Although it is a view exceeded by Christ, the definitive Revealer (see John 9:1-3), suffering in itself can conceal a secret value and become a path of purification, of interior freedom, of enrichment of the soul. It invites one to overcome superficiality, vanity, egoism, sin and to entrust oneself more intensely to God and to his salvific will.
3. But then the wicked enter the scene, those who have come to visit the sick man not to comfort him, but to attack him (see verses 6-9). Their words are harsh and strike the heart of the one praying, who experiences a malice that knows no mercy. The very same experience befalls many humbled poor, condemned to be alone and to feel themselves a burden to the very members of their family. And if, perhaps, they receive a word of consolation, they perceive immediately its false and hypocritical tone.
What is more, as we were saying, the one praying experiences the indifference and harshness even of his friends (see verse 10), who are transformed into hostile and hateful figures. The Psalmist applies their gesture of "lifting the heel," the threatening act of the one who is about to strike the vanquished or the impulse of the horseman who excites his horse with his heel to make him strike his adversary.
The bitterness is profound, when the one who strikes is "the friend" whom one trusted, called literally in Hebrew "the man of peace." Our thoughts go to the friends of Job who from being life companions were transformed into indifferent and hostile presences (see Job 19:1-6). In our praying man resounds the voice of a throng of people forgotten and humiliated in their infirmity and weakness, including by those who should have supported them.

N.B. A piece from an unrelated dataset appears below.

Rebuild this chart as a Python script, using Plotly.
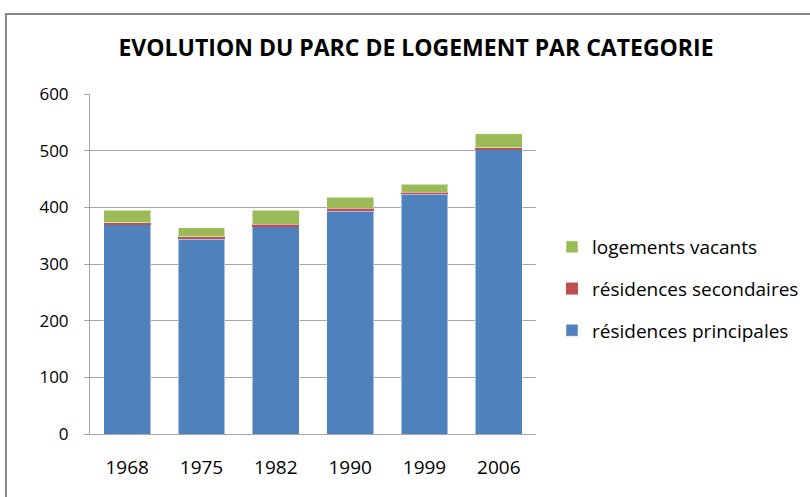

4. The prayer of Psalm 40(41) does not end, however, on this gloomy note. The one praying is certain that God will appear on his horizon, revealing his love once again (see verses 11-14). He will offer him support and take the infirm in his arms, who will again "be in the presence" of his Lord (verse 13), that is -- according to biblical language -- will relive the experience of the liturgy in the temple.

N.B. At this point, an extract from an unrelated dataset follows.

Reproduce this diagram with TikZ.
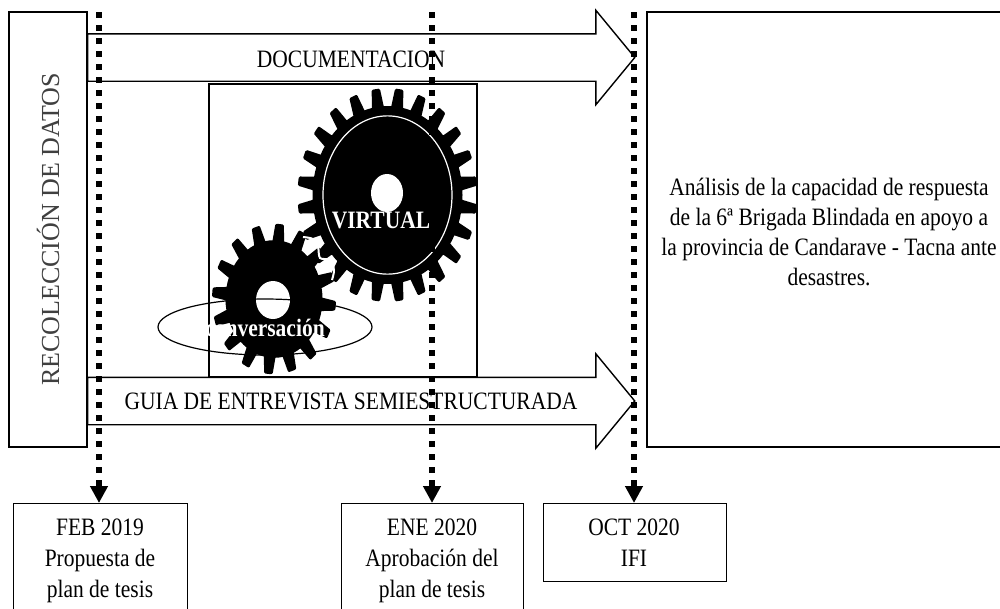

The Psalm, marked by pain, finishes therefore in a ray of light and hope. In this perspective, one can understand how St. Ambrose, commenting on the initial beatitude (see verse 2) had seen in it prophetically an invitation to meditate on the salvific passion of Christ that leads to the resurrection. The Father of the Church recommends the reading of the Psalm: "Blessed is the one who thinks of the misery and poverty of Christ who, from being rich, made himself poor for us. Rich in his Kingdom, poor in the flesh, because he has taken on himself this flesh of the poor ... [h]e did not suffer therefore in his richness, but in our poverty. And because of this, it was not the fullness of the divinity ... but the flesh that suffered. Try therefore to penetrate the meaning of Christ's poverty, if you wish to be rich! Try to penetrate the meaning of his weakness, if you wish to obtain salvation! Try to penetrate the meaning of his cross, if you do not want to be ashamed of it; the meaning of his wound, if you wish to heal yours; the meaning of his death, if you wish to attain eternal life; the meaning of his burial, if you wish to find resurrection" ("Commento a Dodici Salmi" [Commentary on Twelve Psalms]: Saemo, VIII, Milan-Rome, 1980, pp. 39-41).
[Translation by ZENIT]
[At the end of the audience, the following summary was read by one of the Pope's aides:]
Dear Brothers and Sisters,
Our meditation today centers on Psalm 40, a prayer of a sick and lonely man. It is, in fact, a Psalm which Jesus cited at the Last Supper, about to be betrayed by one of his Apostles.
Despite the evident note of sadness in the Psalm, there is also an undercurrent of profound spiritual joy, recognizing that suffering can be a path to purification, to interior freedom and enrichment of soul.
This is, for example, how the great St. Ambrose interpreted the Psalm, as a prophetic ray of light and hope for us all, calling us to meditate on the passion of Our Lord who saves us from our sins and leads us to resurrection with him.
[The Holy Father then greeted pilgrims in several languages. In English, he said:]
I extend a special welcome to the English-speaking pilgrims here today, including members of the Australia Youth Choir and other groups from England, Sri Lanka, and the United States of America. Upon all of you I invoke the grace and peace of Our Lord, and I wish you a happy stay in Rome.